Strahinja Stanišić

Personal information
- Born: 23 March 1995 (age 31) Sarajevo, Bosnia and Herzegovina
- Height: 195 cm (6 ft 5 in)

Skiing career
- Sport: Alpine skiing
- Disciplines: Giant slalom, slalom

Olympics
- Teams: Youth Olympic Games Team Serbia EYOF Team Serbia

World Championships
- Teams: 1 – (13)
- Medals: 0 (0 gold)

= Strahinja Stanišić =

Serbian alpine skier (born 1995)

Strahinja Stanišić (Serbian Cyrillic: Страхиња Станишић; born 23 March 1995 in Sarajevo) is a Serbian alpine skier.

==Career==
His first big international competition was 2012 Winter Youth Olympics.

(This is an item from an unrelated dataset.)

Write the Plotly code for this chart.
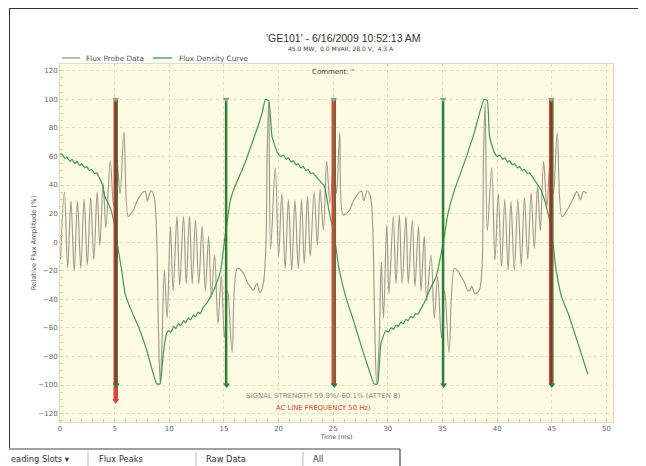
import plotly.graph_objects as go

# ---------------- data ----------------
probe_t = [0.05, 0.4, 0.7, 1.0, 1.3, 1.6, 1.9, 2.2, 2.5, 2.8, 3.1, 3.4, 3.65, 3.95, 4.2, 4.6, 4.9, 5.2, 5.5, 5.85,
           6.25, 6.5, 6.7, 7.0, 7.3, 7.6, 7.8, 8.0, 8.2, 8.35, 8.6, 8.8, 9.0, 9.17,
           9.33, 9.55, 9.8, 10.1, 10.35, 10.7, 10.95, 11.3, 11.55, 11.85, 12.1, 12.4, 12.7, 13.0, 13.3, 13.6, 13.85,
           14.15, 14.45, 14.75, 15.05, 15.35, 15.75, 16.2, 16.5, 16.8, 17.2, 17.5, 17.7, 18.0, 18.3, 18.6, 18.85,
           18.95, 19.1, 19.27, 19.7, 20.0, 20.3, 20.6, 20.9, 21.2, 21.5, 21.8, 22.1, 22.35, 22.65, 22.9, 23.25, 23.55,
           23.8, 24.1, 24.4, 24.7, 25.05, 25.3, 25.6, 25.9, 26.2, 26.5, 26.8, 27.1, 27.4, 27.6, 27.8, 28.1, 28.4,
           28.6, 28.8, 28.97, 29.2, 29.4, 29.6, 29.9, 30.1, 30.5, 30.74, 31.05, 31.3, 31.66, 31.87, 32.23, 32.48,
           32.8, 33.03, 33.33, 33.55, 33.95, 34.25, 34.55, 34.9, 35.2, 35.6, 36.1, 36.4, 36.7, 37.05, 37.3, 37.5,
           37.66, 37.97, 38.36, 38.6, 38.75, 38.9, 39.1, 39.5, 39.8, 40.1, 40.4, 40.7, 41.0, 41.26, 41.57, 41.9,
           42.2, 42.5, 42.8, 43.1, 43.4, 43.7, 43.95, 44.25, 44.55, 44.85, 45.15, 45.5, 45.95, 46.4, 46.9, 47.3,
           47.6, 47.9, 48.2]
probe_v = [-12, 35, -18, 29, -20, 29, -18, 30, -16, 31, -12, 35, -2, 41, 10, 57, 25, 58, 34, 77,
           18, 20, 22, 28, 32, 35, 35.5, 29, 34, 36, 32, 14, -57, -99,
           -71, -20, -53, 11, -34, 18, -30, 18, -29, 18, -29, 15.5, -29, 11, -34, 4, -38.5,
           -9, -57, -24, -67, -34, -77, -18.5, -19, -22, -29, -32, -33.6, -29, -35.4, -29, 1.5,
           60, 98, -5, 52, -10, 34, -18.5, 29.6, -19.7, 29.6, -18.5, 29.6, -15, 32, -10, 35.4, -2,
           37, 8.5, 56.5, 27, 58, 34, 76.5, 19, 20, 22.5, 28, 32, 35, 35.4, 29, 36, 32,
           13, -57, -99, -71, -14, -53, 12, -36, 18, -29, 19, -29, 18, -29, 15.5, -31,
           11, -34, 4, -41, -9, -53, -24, -67, -34, -77, -18.5, -20, -24, -29, -33.5, -34,
           -31, -36, -33.5, -19.5, 60, 97, 8, 52, -12.6, 34, -17, 29.6, -19.7, 28.4, -19.7, 29.6,
           -16.4, 31, -12, 34.5, -4.5, 39, 8, 56.5, 25, 58, 34, 76.5, 17.8, 22.5, 29.6, 35.4,
           29.6, 35.4, 34]

density_t = [0, 0.25, 0.45, 0.65, 0.9, 1.1, 1.35, 1.55, 1.8, 2.0, 2.25, 2.45, 2.7, 2.9, 3.15, 3.35, 3.6, 3.85,
             4.1, 4.55, 4.95, 5.3, 5.65, 5.95, 6.4, 7.2, 7.95, 8.55, 8.85, 9.15, 9.45, 9.75, 9.95, 10.15, 10.4,
             10.6, 10.85, 11.05, 11.3, 11.5, 11.75, 11.95, 12.2, 12.4, 12.65, 12.85, 13.1, 13.4, 13.76, 14.2,
             14.7, 15.1, 15.6, 16.06, 16.8, 17.7, 18.5, 18.8, 19.1, 19.4, 19.9, 20.2, 20.45, 20.7, 20.9, 21.15,
             21.35, 21.6, 21.8, 22.05, 22.25, 22.5, 22.7, 22.95, 23.15, 23.55, 24.2, 24.6, 25.07, 25.5, 26.15,
             26.76, 27.5, 28.3, 28.75, 29.05, 29.36, 29.8, 30.05, 30.3, 30.5, 30.75, 30.95, 31.2, 31.4, 31.65,
             31.85, 32.1, 32.3, 32.55, 32.75, 33.0, 33.3, 33.8, 34.4, 35.0, 35.5, 36.1, 37.2, 37.9, 38.8, 39.1,
             39.3, 39.75, 40.0, 40.25, 40.5, 40.7, 40.95, 41.15, 41.4, 41.6, 41.85, 42.05, 42.3, 42.5, 42.75,
             42.95, 43.4, 44.0, 44.5, 44.95, 45.4, 45.9, 46.5, 47.4, 48.3]
density_v = [62, 61, 58.5, 59.5, 56.5, 58, 55, 56.5, 53.5, 55, 52, 53, 50, 51, 48, 48.5, 45, 41,
             32, 25, 14, -4, -20, -36, -45.5, -59.6, -76, -92.5, -99.3, -99.3, -78, -64, -62, -63, -59,
             -60.5, -57, -58.5, -55, -56.5, -53, -54.5, -51, -52, -49, -50, -45.5, -43, -38.5, -31.5,
             -19.7, 4, 29.6, 40, 53, 72, 90.6, 100, 99, 74, 62.5, 60, 61, 58, 59, 56,
             57, 54, 55, 52, 53, 50, 51, 48, 48.5, 44.8, 39, 22.5, 6, -17.4, -38.5,
             -52.6, -71, -90, -99.3, -99.3, -71, -62, -63, -60, -61, -58, -59, -56, -57, -54,
             -55, -52, -53, -50, -50.5, -47, -43, -34, -24.4, -3.3, 20, 36.6, 60, 76.5, 100, 99,
             74, 62.5, 60, 61, 58, 59, 56, 57, 54, 55, 52, 53, 50, 51, 48,
             48.5, 43.7, 36.6, 25, 8.5, -19.7, -38.5, -50, -71, -92.5]

pos_peak_t = [5.1, 25.05, 44.95]
pos_peak_bottom = [-111, -100, -100]
neg_peak_t = [15.2, 35.05]
peak_top = 100
peak_bottom = -100

x_ticks = [0, 5, 10, 15, 20, 25, 30, 35, 40, 45, 50]
y_ticks = [-120, -100, -80, -60, -40, -20, 0, 20, 40, 60, 80, 100, 120]

title_text = "'GE101' - 6/16/2009 10:52:13 AM"
subtitle_text = "45.0 MW,  0.0 MVAR, 28.0 V,  4.3 A"
comment_text = 'Comment: "'
signal_text = "SIGNAL STRENGTH 59.9%/-60.1% (ATTEN 8)"
freq_text = "AC LINE FREQUENCY 50 Hz)"
tabs = ["eading Slots \u25BE", "Flux Peaks", "Raw Data", "All"]

# ---------------- figure ----------------
# the page body adds an 8 px offset, so layout is expressed in window pixels
OX, OY = 8, 8
W, H = 646 - OX, 466 - OY
PL, PR, PT, PB = 60, 613, 64, 422          # plot area in window pixels
L, R, T, B = PL - OX, W - (PR - OX), PT - OY, H - (PB - OY)
PW, PH = PR - PL, PB - PT


def px(x):
    return (x - PL) / PW


def py(y):
    return (PB - y) / PH


GREY = "#a09a8d"
GREEN = "#3f9a50"
DGREEN = "#2d7d3c"
RED = "#d8473a"
BROWN = "#8a3a2a"
FONT = "DejaVu Sans"

fig = go.Figure()

probe = go.Scatter(x=probe_t, y=probe_v, mode="lines", name="Flux Probe Data", showlegend=False,
                   line=dict(color=GREY, width=1.15, shape="spline", smoothing=1.0))
density = go.Scatter(x=density_t, y=density_v, mode="lines", name="Flux Density Curve", showlegend=False,
                     line=dict(color=GREEN, width=1.2, shape="spline", smoothing=0.4))
fig.add_trace(probe)
fig.add_trace(density)

# positive peak markers (red)
for i, (t, b) in enumerate(zip(pos_peak_t, pos_peak_bottom)):
    fig.add_trace(go.Scatter(x=[t, t], y=[peak_top, b], mode="lines", showlegend=False,
                             line=dict(color=RED, width=4.5), hoverinfo="skip"))
    if i != 1:
        fig.add_trace(go.Scatter(x=[t, t], y=[peak_top, peak_bottom], mode="lines", showlegend=False,
                                 line=dict(color=BROWN, width=2.5), hoverinfo="skip"))
    fig.add_trace(go.Scatter(x=[t + 0.12, t + 0.12], y=[peak_top, peak_bottom], mode="lines",
                             showlegend=False, line=dict(color=DGREEN, width=1.2), hoverinfo="skip"))
    if b < peak_bottom:
        fig.add_trace(go.Scatter(x=[t], y=[b], mode="markers", showlegend=False, hoverinfo="skip",
                                 marker=dict(symbol="triangle-down", size=6, color=RED)))

# negative peak markers (green)
fig.add_trace(go.Scatter(
    x=[v for t in neg_peak_t for v in (t, t, None)],
    y=[v for t in neg_peak_t for v in (peak_top, peak_bottom, None)],
    mode="lines", showlegend=False, hoverinfo="skip", line=dict(color=DGREEN, width=2.5)))

all_peaks = pos_peak_t + neg_peak_t
fig.add_trace(go.Scatter(x=all_peaks, y=[peak_top] * len(all_peaks), mode="markers", showlegend=False,
                         hoverinfo="skip", marker=dict(symbol="triangle-down", size=6, color="#8fa08a")))
fig.add_trace(go.Scatter(x=[t + 0.05 for t in all_peaks], y=[peak_bottom] * len(all_peaks), mode="markers",
                         showlegend=False, hoverinfo="skip",
                         marker=dict(symbol="triangle-down", size=6, color=DGREEN)))

ann = []


def text(t, x, y, size, color, anchor="center", family=FONT):
    ann.append(dict(text=t, x=px(x), y=py(y), xref="paper", yref="paper", showarrow=False,
                    font=dict(family=family, size=size, color=color), xanchor=anchor, yanchor="middle"))


text(title_text, 343, 38, 10.5, "#333333", family="Liberation Sans")
text(subtitle_text, 341, 48, 6.0, "#444444")
text(comment_text, 333, 72, 7.0, "#444444")
text(signal_text, 323, 396, 7.0, "#8c8c8c")
text(freq_text, 323, 408, 6.8, "#e0402f")

shapes = []


def hline(x0, x1, y, color, width):
    shapes.append(dict(type="line", xref="paper", yref="paper", x0=px(x0), x1=px(x1), y0=py(y), y1=py(y),
                       line=dict(color=color, width=width)))


def vline(x, y0, y1, color, width):
    shapes.append(dict(type="line", xref="paper", yref="paper", x0=px(x), x1=px(x), y0=py(y0), y1=py(y1),
                       line=dict(color=color, width=width)))


# legend drawn by hand (short line samples like the original)
hline(62, 80, 58, GREY, 1.3)
text(probe.name, 84, 58, 7.3, "#555555", anchor="left")
hline(153, 172, 58, GREEN, 1.3)
text(density.name, 177, 58, 7.3, "#555555", anchor="left")

# outer frame
frame_col = "#333333"
hline(9, 641, 8.5, frame_col, 1)
vline(641, 8.5, 445, frame_col, 1)
vline(9.5, 8.5, 448, frame_col, 1)

# tab strip
hline(9, 400, 449, "#444444", 1.2)
vline(400, 449, 466, "#444444", 1.2)
for sx in (88, 196, 303):
    vline(sx, 452, 466, "#bbbbbb", 1)
tab_x = [9, 97, 204, 311]
for tx, tt in zip(tab_x, tabs):
    text(tt, tx, 459, 8.3, "#333333", anchor="left")

grid_col = "#e0ddc2"
fig.update_layout(
    width=W, height=H,
    margin=dict(l=L, r=R, t=T, b=B, autoexpand=False),
    paper_bgcolor="white",
    plot_bgcolor="#fdfbe1",
    font=dict(family=FONT, size=7, color="#555555"),
    showlegend=False,
    annotations=ann,
    shapes=shapes,
    xaxis=dict(range=[0, 50.6], tickvals=x_ticks, showgrid=True, gridcolor=grid_col, griddash="dot",
               gridwidth=1, zeroline=False, showline=True, linecolor=grid_col, mirror=True,
               ticks="", tickfont=dict(size=7, color="#666666"),
               minor=dict(dtick=1, ticks="inside", ticklen=3, tickcolor="#d3cfb3", showgrid=False),
               title=dict(text="Time (ms)", font=dict(size=6.3, color="#555555"), standoff=0)),
    yaxis=dict(range=[-125.9, 124.7], tickvals=y_ticks, showgrid=True, gridcolor=grid_col, griddash="dot",
               gridwidth=1, zeroline=False, showline=True, linecolor=grid_col, mirror=True,
               ticks="", tickfont=dict(size=7, color="#666666"),
               minor=dict(dtick=5, ticks="inside", ticklen=3, tickcolor="#d3cfb3", showgrid=False),
               title=dict(text="Relative Flux Amplitude (%)", font=dict(size=6.8, color="#555555"), standoff=0)),
)

fig.write_html("out.html")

He represented Serbia in giant slalom and slalom. He finished 19th in giant slalom, in slalom race was disqualified.
Debut at FIS Alpine World Ski Championships made in 2013 in Austrian Schladming. He participated in giant slalom qualifications and took 38th place, 74th overall. Couple days later he went to compete at the 2013 European Youth Olympic Winter Festival. Stanišić carried Serbian flag in the opening and closing ceremony. He competed in slalom and giant slalom. He finished slalom race on 17th place and was 33rd in giant slalom.

In 2012 attended FIS camp.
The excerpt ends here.